Доктор Тайн — питтсбургский педиатр мирового класса со специализацией в лечении детей, родившихся с костными нарушениями, и коррекции без хирургического вмешательства. Но помимо таланта целителя определенную роль играла внешность. Доктор Тайн отдавал предпочтение коротким волнистым волосам, зачесанным назад и постоянно смачиваемым, и неизменному наряду: черные брючные костюмы, белая рубашка, черный галстук, черные туфли.
Докторские глаза, казалось, плавают за очками в стальной оправе, большие, как маринованные баклажаны. Но вырисовывается одно ощущение: доктор Тайн рядом, издавая запах чего-то тайного, чего-то испортившегося, влажного… Доктор Тайн, чьи пальцы сжали мои голые бедра, мокрые, горячие пальцы… От которого я слышу странные, вибрирующие интонации, приказывающие дернуться в ту сторону, дернуться в другую, тяни, малыш, тяни… Доктор Тайн, про кого я даже не знал, что она женщина.
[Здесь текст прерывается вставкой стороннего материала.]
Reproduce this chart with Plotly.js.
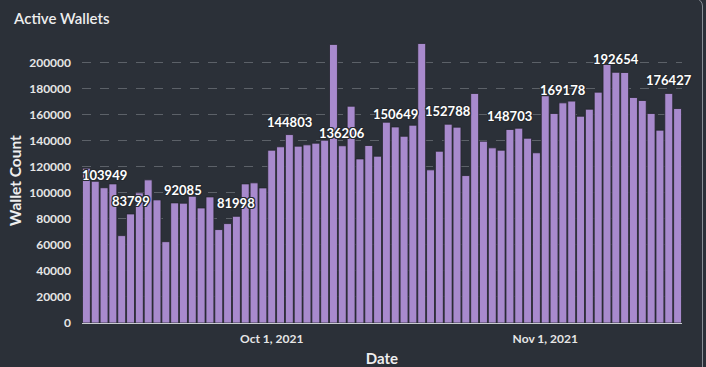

Я знал лишь, что эта дородная, но тревожащая фигура вызывает во мне чувства, которые я не могу понять. Ее вид, сбивающий с толку мини-помпадур, гладкие и круглые щеки. Аж в дрожь бросало. Но даже в половину не так сильно, как в ее приемной. Потому что там был совершенно иной мир. Широченное, с детский сад пространство с трехколесными великами, слайдами, играми и детьми-калеками. Вот что перепугало меня. Маленькие мальчики в инвалидных креслах, девочки с запястьями, скованными блестящими стальными браслетами, всевозможные металлические приспособления, пристегнутые к конечностям детей одного со мной возраста. Как будто, стискивая мамину руку, я наткнулся на изуродованную параллельную вселенную рядом с той, где обитал сам. Мир хромающих мальчишек в ковбойских шляпах, визжащих, искалеченных двухлеток на коленях у мамаш, кому не суждено, как я вскоре догадался, когда-нибудь слезть с материнских колен…
— Но, мам, у меня ведь все нормально, да? Я не..?
— Разумеется.
— Но, мам — Я так и не сумел задать этот вопрос. — Но, мам, зачем меня сюда привели?
Разница между мной и хныкающим блондинчиком, у которого парализованная ножка болталась из коротких штанишек, как тряпка, состояла в том, что мое увечье не было видно глазу.А так он ничем не отличался от меня. Мы оба были калеки. Только он — калека снаружи. А я — калека внутри.
Вот так вот. Я побывай там, я был одним из них. Вы этого не видели. Но я понимал. Знал… Я проведу остаток жизни, стараясь одновременно забыть свое состояние и удостовериться, что оно совсем не изменилось…
Джакобо Тиммерман писал, что ты становишься мужчиной в тот день, когда видишь, как полицейский вмазывает ботинком по яйцам твоего отца. В моем случае, так как мы живем в цивилизованной стране, это случилось в залах Судебного комитета США, когда мне было пятнадцать. Линдон Джонсон номинировал отца в Апелляционный суд третьего округа. В часть процедуры входило заседание перед Судебным комитетом Сената, где заправлял какой-то фанатик старой школы из Миссисипи по имени Джим Истлэнд.